Many big computer companies are developing their own defense against the vagaries of endless patent litigation: They simply cross-license their patent portfolios with each other. It's not unusual to discover that two mammoth competitors like Xerox and Canon have cross-licensed their entire portfolio of patents to each other. This saves them endless fighting, while it keeps out the little competitors.
Anthony Clapes, IBM's former assistant general counsel and author of the book "Softwars," downplays the sinister aspect of this trading. "They're not doing it to be unfair or conspire," he says. "In the Cold War, there was a certain amount of making available information about what was going on on either side. They had the red phones. There was a certain amount of pressure being released by providing information through back channels. That's what this is like. I'll cross-license, you'll cross-license, and we'll get enough freedom of operation."
He also downplays the disadvantage to smaller inventors. "In theory and in philosophy, I don't think there is anything that favors the larger," he says, but adds, "It's just that life favors the larger entity."
But Aharonian, the patent agent, has a different view. He feels the big companies care little about patents because the value of even a great patent is only about $20 million, which adds little to their balance sheet. The little companies don't have the ability to influence Washington.
He says, "No one wants to spend a year or two arguing whether the patent is valid. If we want to encourage the small people and the start-ups, we'll have to clean up the patent system.

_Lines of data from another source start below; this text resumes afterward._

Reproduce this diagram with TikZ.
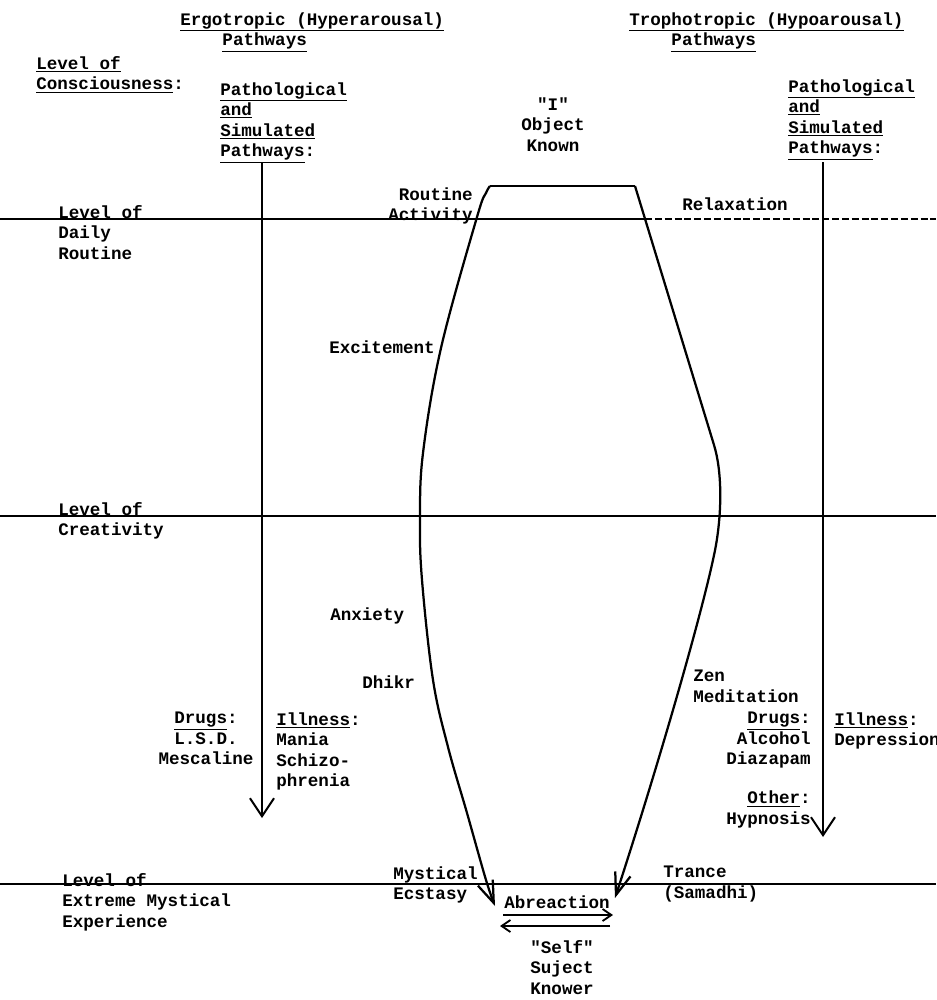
\documentclass[tikz,border=0pt]{standalone}
\usepackage{fontspec}
\setmonofont{Liberation Mono}
\usepackage{tikz}
\usetikzlibrary{arrows.meta}

\begin{document}
\begin{tikzpicture}[x=0.025cm, y=-0.025cm,
txt/.style={font=\fontsize{12.5}{14.6}\selectfont\ttfamily\bfseries, inner sep=0pt},
lvl/.style={line width=1pt},
side/.style={line width=1.6pt, -{Straight Barb[length=5.5mm, width=4mm]}},
arrow/.style={line width=1.4pt, -{Straight Barb[length=4.5mm, width=6mm]}},
small/.style={line width=1.3pt, -{Straight Barb[length=2.2mm, width=3mm]}}
]
\useasboundingbox (0,0) rectangle (936,1000);

\node[txt, anchor=north west, align=left] (ergo) at (180,12) {\underline{Ergotropic (Hyperarousal)}\\\phantom{xxxx}\underline{Pathways}};
\node[txt, anchor=north west, align=left] (tropho) at (629,12) {\underline{Trophotropic (Hypoarousal)}\\\phantom{xxxx}\underline{Pathways}};
\node[txt, anchor=north west, align=left] (consc) at (36,56) {\underline{Level of}\\\underline{Consciousness}:};
\node[txt, anchor=north west, align=left] (lpath) at (220,82) {\underline{Pathological}\\\underline{and}\\\underline{Simulated}\\\underline{Pathways}:};
\node[txt, anchor=north west, align=left] (rpath) at (788,79) {\underline{Pathological}\\\underline{and}\\\underline{Simulated}\\\underline{Pathways}:};
\node[txt, anchor=north, align=center] (obj) at (553,97) {"I"\\Object\\Known};
\node[txt, anchor=north east, align=right] (routine) at (473,187) {Routine\\Activity};
\node[txt, anchor=base west] (relax) at (682,210) {Relaxation};
\node[txt, anchor=north west, align=left] (daily) at (58,205) {Level of\\Daily\\Routine};
\node[txt, anchor=base west] (excite) at (329,353) {Excitement};
\node[txt, anchor=north west, align=left] (creat) at (58,502) {Level of\\Creativity};
\node[txt, anchor=base west] (anx) at (330,620) {Anxiety};
\node[txt, anchor=base west] (dhikr) at (362,688) {Dhikr};
\node[txt, anchor=north, align=center] (ldrugs) at (206,712) {\underline{Drugs}:\\L.S.D.\\Mescaline};
\node[txt, anchor=north west, align=left] (lill) at (276,712) {\underline{Illness}:\\Mania\\Schizo-\\phrenia};
\node[txt, anchor=north west, align=left] (zen) at (693,670) {Zen\\Meditation};
\node[txt, anchor=north east, align=right] (rdrugs) at (811,712) {\underline{Drugs}:\\Alcohol\\Diazapam\\[13pt]\underline{Other}:\\Hypnosis};
\node[txt, anchor=north west, align=left] (rill) at (834,712) {\underline{Illness}:\\Depression};
\node[txt, anchor=north west, align=left] (extreme) at (62,873) {Level of\\Extreme Mystical\\Experience};
\node[txt, anchor=north west, align=left] (ecstasy) at (393,866) {Mystical\\Ecstasy};
\node[txt, anchor=north west, align=left] (trance) at (663,866) {Trance\\(Samadhi)};
\node[txt, anchor=base] (abre) at (557,908) {Abreaction};
\node[txt, anchor=north, align=center] (self) at (562,940) {"Self"\\Suject\\Knower};

\draw[lvl] (0,219) -- (645,219);
\draw[lvl, dash pattern=on 5pt off 2pt] (645,219) -- (936,219);
\draw[lvl] (0,516) -- (936,516);
\draw[lvl] (0,884) -- (936,884);

\draw[line width=1.6pt] (490,186) -- (635,186);
\draw[side] plot[smooth, tension=0.6] coordinates {(490,186) (486,193) (477,217) (441,348) (423,453) (420,520) (422,580) (433,680) (448,747) (467,813) (486,880) (495,906)};
\draw[side] (635,186) -- (714,445) .. controls (722,471) and (722,510) .. (716,545) .. controls (706,600) and (660,760) .. (615,898);

\coordinate (ltop) at (262,163);
\coordinate (lbot) at (262,818);
\coordinate (rtop) at (823,162);
\coordinate (rbot) at (823,837);
\draw[arrow] (ltop) -- (lbot);
\draw[arrow] (rtop) -- (rbot);

\coordinate (ab1) at (503,915);
\coordinate (ab2) at (613,915);
\coordinate (ab3) at (610,926);
\coordinate (ab4) at (500,926);
\draw[small] (ab1) -- (ab2);
\draw[small] (ab3) -- (ab4);
\end{tikzpicture}
\end{document}
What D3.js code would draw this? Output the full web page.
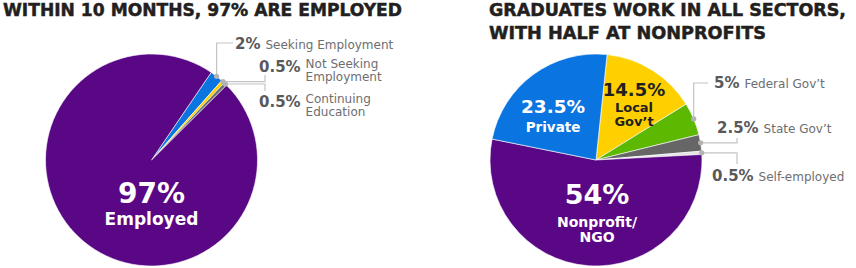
<!DOCTYPE html>
<html>
<head>
<meta charset="utf-8">
<script src="https://cdn.jsdelivr.net/npm/d3@7"></script>
<style>
  body { margin: 0; background: #fff; }
  svg { display: block; }
  text { font-family: "DejaVu Sans", sans-serif; }
</style>
</head>
<body>
<svg id="chart"></svg>
<script>
// left pie: status 10 months after graduation
var statusCats = ["Seeking Employment", "Not Seeking Employment", "Continuing Education", "Employed"];
var statusVals = [2, 0.5, 0.5, 97];
var statusLabels = ["2%", "0.5%", "0.5%", "97%"];
var statusLines = [["Seeking Employment"], ["Not Seeking", "Employment"], ["Continuing", "Education"], ["Employed"]];

// right pie: sector of employment
var sectorCats = ["Local Gov't", "Federal Gov't", "State Gov't", "Self-employed", "Nonprofit/NGO", "Private"];
var sectorVals = [14.5, 5, 2.5, 0.5, 54, 23.5];
var sectorLabels = ["14.5%", "5%", "2.5%", "0.5%", "54%", "23.5%"];
var sectorLines = [["Local", "Gov’t"], ["Federal Gov’t"], ["State Gov’t"], ["Self-employed"], ["Nonprofit/", "NGO"], ["Private"]];

var screen = {width: 856, height: 268}
var R = 106

var colours = {
  "Seeking Employment": "#0a75e0",
  "Not Seeking Employment": "#ffd000",
  "Continuing Education": "#6b6b6b",
  "Employed": "#590785",
  "Local Gov't": "#ffd000",
  "Federal Gov't": "#5cb800",
  "State Gov't": "#666666",
  "Self-employed": "#e3e3e3",
  "Nonprofit/NGO": "#590785",
  "Private": "#0a75e0"
}

var svg = d3.select("#chart")
  .attr("width", screen.width)
  .attr("height", screen.height)

var deg = Math.PI / 180

// titles
var title = function(lines, x, widths)
{
  lines.forEach(function(t, i)
  {
    svg.append("text")
      .attr("x", x).attr("y", 16 + i * 23)
      .attr("font-size", 17.5).attr("font-weight", "bold")
      .attr("fill", "#231f20")
      .attr("stroke", "#231f20").attr("stroke-width", 0.5)
      .attr("textLength", widths[i])
      .attr("lengthAdjust", "spacingAndGlyphs")
      .text(t)
  })
}
title(["WITHIN 10 MONTHS, 97% ARE EMPLOYED"], 3, [399])
title(["GRADUATES WORK IN ALL SECTORS,", "WITH HALF AT NONPROFITS"], 489, [357, 277])

var drawPie = function(cats, vals, cx, cy, start)
{
  var pie = d3.pie().sort(null).value(function(d) { return d.v })
    .startAngle(start * deg).endAngle(start * deg + 2 * Math.PI)
  var arcs = pie(cats.map(function(c, i) { return {c: c, v: vals[i], i: i} }))
  var arc = d3.arc().innerRadius(0).outerRadius(R)
  var g = svg.append("g").attr("transform", "translate(" + cx + "," + cy + ")")
  g.selectAll("path")
    .data(arcs)
    .enter()
    .append("path")
    .attr("d", arc)
    .attr("fill", function(d) { return colours[d.data.c] })
    .attr("stroke", "#fff")
    .attr("stroke-width", 0.6)
  return {g: g, arcs: arcs}
}

// big label inside a slice
var inside = function(g, x, y, pct, lines, pctSize, size, gap, colour)
{
  g.append("text").attr("x", x).attr("y", y)
    .attr("text-anchor", "middle").attr("font-weight", "bold")
    .attr("font-size", pctSize).attr("fill", colour).text(pct)
  lines.forEach(function(t, i)
  {
    g.append("text").attr("x", x).attr("y", y + gap[0] + i * gap[1])
      .attr("text-anchor", "middle").attr("font-weight", "bold")
      .attr("font-size", size).attr("fill", colour).text(t)
  })
}

// outside label with an elbow leader
var callout = function(g, d, c, pct, lines)
{
  var a = (d.startAngle + d.endAngle) / 2
  var dx = Math.sin(a) * R, dy = -Math.cos(a) * R
  var pts
  if (c.up) pts = [[dx, dy], [dx, c.endY], [c.endX, c.endY]]
  else pts = [[dx, dy], [c.endX, dy], [c.endX, c.endY]]
  g.append("path")
    .attr("d", d3.line()(pts))
    .attr("fill", "none").attr("stroke", "#c4c4c4").attr("stroke-width", 1.2)
  g.append("circle").attr("cx", dx).attr("cy", dy).attr("r", 2.6).attr("fill", "#b3b3b3")
  var p = g.append("text").attr("x", c.x).attr("y", c.y)
    .attr("font-weight", "bold").attr("font-size", 15).attr("fill", "#58595b")
    .text(pct)
  var tx = c.x + p.node().getComputedTextLength() + 5
  var off = lines.length > 1 ? -4.5 : 0
  lines.forEach(function(t, i)
  {
    g.append("text").attr("x", tx).attr("y", c.y + off + i * 13.5)
      .attr("font-size", 12).attr("fill", "#6d6e71").text(t)
  })
}

// left pie
var cxL = 151.5, cyL = 160
var left = drawPie(statusCats, statusVals, cxL, cyL, 34.3)
var leftCallouts = [
  {up: true, endX: 233 - cxL, endY: 43 - cyL, x: 235 - cxL, y: 49 - cyL},
  {up: false, endX: 265 - cxL, endY: 75 - cyL, x: 259 - cxL, y: 72 - cyL},
  {up: false, endX: 265 - cxL, endY: 91 - cyL, x: 259 - cxL, y: 107 - cyL}
]
leftCallouts.forEach(function(c, i)
{
  callout(left.g, left.arcs[i], c, statusLabels[i], statusLines[i])
})
inside(left.g, 0, 203 - cyL, statusLabels[3], statusLines[3], 28, 17, [22, 0], "#fff")

// right pie
var cxR = 596, cyR = 160
var right = drawPie(sectorCats, sectorVals, cxR, cyR, 6)
var rightCallouts = {
  1: {up: true, endX: 708 - cxR, endY: 83 - cyR, x: 714 - cxR, y: 88 - cyR},
  2: {up: false, endX: 737 - cxR, endY: 138 - cyR, x: 717 - cxR, y: 133 - cyR},
  3: {up: false, endX: 737 - cxR, endY: 164 - cyR, x: 712 - cxR, y: 181 - cyR}
}
Object.keys(rightCallouts).forEach(function(k)
{
  var i = +k
  callout(right.g, right.arcs[i], rightCallouts[k], sectorLabels[i], sectorLines[i])
})
inside(right.g, 634 - cxR, 96 - cyR, sectorLabels[0], sectorLines[0], 18, 13, [15.5, 14], "#231f20")
inside(right.g, 597 - cxR, 204 - cyR, sectorLabels[4], sectorLines[4], 27, 14, [23, 15], "#fff")
inside(right.g, 553 - cxR, 113 - cyR, sectorLabels[5], sectorLines[5], 18.5, 13.5, [18.5, 0], "#fff")
</script>
</body>
</html>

Those people aren't being served."
Sander of Sightsound.com agrees with this pronouncement. "During the turn of the last century, when technology was really exploding, people were putting forth the same arguments that the Patent and Trademark Office had lost the ability to keep pace with that much innovation," he says. "It's essential for companies to protect their intellectual property in times of great change." Otherwise, he adds, "It all ends up in Redmond, Wash.," in the hands of the biggest companies like Microsoft.